DNA ‘burrs’ discovery earns Smithsonian award

By Joanna Steward, College of Arts and Sciences

Skinner-80WASHINGTON – A simple mistake during an experiment into endocrine disruptors – chemicals known to interfere with fetal development – dramatically changed the direction of inquiry for one Washington State University researcher and led him to challenge the core biological principals of genetic inheritance.

Michael Skinner, professor of biological sciences, was honored this week with an American Ingenuity Award from Smithsonian Magazine for his pioneering work in the field of transgenerational epigenetics: the study of inherited changes that can’t be explained by traditional genetics.

Nobel Prize winner in physiology Carol Greider presented Skinner with the award during a gala at the National Portrait Gallery in Washington, D.C., on Tuesday evening.

A novel concept

Modern biologists know that DNA controls the inheritance process and that mutations in the sequence are how changes in biology from parent to child are transmitted.

Natural science award winner Michael Skinner speaks during the awards ceremony. (Sharon Farmer

Skinner and his colleagues discovered that exposure to toxic substances during pregnancy can cause molecules called methyl groups to latch on to the fetal DNA in rats. Like burrs stuck to a sweater, these extra molecules are passed along from generation to generation and are linked to increased disease and abnormalities for more than three generations.
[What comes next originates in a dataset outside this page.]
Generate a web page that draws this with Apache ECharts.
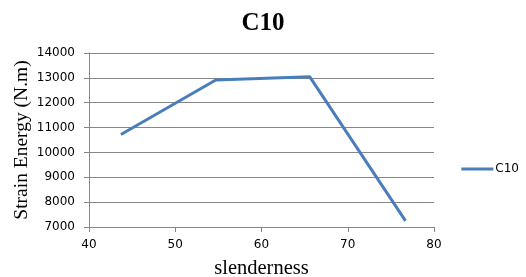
<!DOCTYPE html>
<html><head><meta charset="utf-8">
<script src="https://cdn.jsdelivr.net/npm/echarts@6/dist/echarts.min.js"></script>
<style>html,body{margin:0;padding:0;background:#fff}#c{width:526px;height:277px}</style>
</head><body><div id="c"></div>
<script>
const slenderness = [43.7, 54.7, 65.6, 76.7];
const strainEnergy = [10720, 12915, 13040, 7245];
const seriesName = 'C10';
const chart = echarts.init(document.getElementById('c'));
const axisGray = '#868686';
chart.setOption({
  animation: false,
  title: {text: 'C10', left: 'center', top: 6, textStyle: {fontFamily: 'Liberation Serif', fontWeight: 'bold', fontSize: 25, color: '#000'}},
  legend: {right: 2, top: 158, orient: 'vertical', itemWidth: 32, itemHeight: 3, itemGap: 4,
    icon: 'rect', textStyle: {fontFamily: 'DejaVu Sans', fontSize: 12, color: '#000', padding: [0,0,0,-3]}, data: [seriesName]},
  grid: {left: 89, right: 92, top: 53, bottom: 50, containLabel: false, outerBoundsMode: 'none'},
  xAxis: {type: 'value', min: 40, max: 80, interval: 10,
    name: 'slenderness', nameLocation: 'middle', nameGap: 31, nameMoveOverlap: false,
    nameTextStyle: {fontFamily: 'Liberation Serif', fontSize: 20.5, color: '#000'},
    axisLine: {show: true, lineStyle: {color: axisGray}}, axisTick: {show: true, length: 5, lineStyle: {color: axisGray}},
    splitLine: {show: false},
    axisLabel: {fontFamily: 'DejaVu Sans', fontSize: 12, color: '#000', margin: 12}},
  yAxis: {type: 'value', min: 7000, max: 14000, interval: 1000,
    name: 'Strain Energy (N.m)', nameLocation: 'middle', nameGap: 57, nameMoveOverlap: false,
    nameTextStyle: {fontFamily: 'Liberation Serif', fontSize: 19.5, color: '#000'},
    axisLine: {show: true, lineStyle: {color: axisGray}}, axisTick: {show: true, length: 5, lineStyle: {color: axisGray}},
    splitLine: {show: true, lineStyle: {color: axisGray}},
    axisLabel: {fontFamily: 'DejaVu Sans', fontSize: 12, color: '#000', margin: 14, formatter: v => String(v)}},
  series: [{name: seriesName, type: 'line', data: slenderness.map((x, i) => [x, strainEnergy[i]]),
    showSymbol: false, symbol: 'none', lineStyle: {color: '#4a7ebb', width: 3}, itemStyle: {color: '#4a7ebb'}}]
});
</script></body></html>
“In essence,” Skinner explained, “what your great-grandmother was exposed to could cause disease in you and your grandchildren.”

In recent years, the Skinner lab (http://skinner.wsu.edu/) has documented epigenetic effects from a host of environmental toxicants, including plastics, pesticides, fungicides, dioxins, hydrocarbons and the plasticizer bisphenol-A or BPA.

Researchers determined each chemical exposure produces a distinct methyl group pattern that persists in the great-grandchildren of exposed rats and appears to be connected to specific diseases such as ovarian cancer and kidney disease. In October, Skinner and his colleagues published a paper in PLOS One linking exposure of DDT to obesity in future generations.

Although it’s not likely the methyl groups can be fixed, Skinner said, simply knowing they exist may provide opportunity for novel diagnostics and therapeutics. In the future it may be possible to get an epigenetic diagnosis and then with specific lifestyle changes and therapies prevent certain diseases from developing.

“Michael’s research is a wonderful example of the power of science to open new windows on how the world works,” said Larry Hufford, director of the WSU School of Biological Sciences (http://sbs.wsu.edu/index1.html). “His insights into inheritance and disease susceptibilities will help us better understand the consequences of chemicals in our environment.”

Risk-taking reward

The Smithsonian awards honor “innovators who are revolutionizing their fields with recent, high-impact achievements,” says Smithsonian magazine editor-in-chief Michael Caruso. “While their work is different in objective, each winner is embracing the Smithsonian’s mission to increase knowledge and shape the world of tomorrow.”

In all, nine groundbreaking individuals were recognized across categories including technology, performing and visual arts, natural and physical sciences, education, historical scholarship, social progress and youth achievement were recognized by the organization.

Skinner and his fellow awardees are profiled on the Smithsonian Magazine website (http://www.smithsonianmag.com/ideas-innovations/The-Toxins-That-Affected-Your-Great-Grandparents-Could-Be-In-Your-Genes-231152741.html). They will be featured in the December print issue of the magazine on stands next week and are the subject of “Genius in America,” a television documentary scheduled to premiere tonight on the Smithsonian Channel (http://www.smithsonianchannel.com/sc/web/show/3395004/genius-in-america).

Skinner and McMorris Rodgers.

Skinner was accompanied at the gala by his wife, son, daughter and parents. While in Washington, he also met with U.S. Rep. Cathy McMorris Rodgers from Washington state and members of the WSU federal relations staff.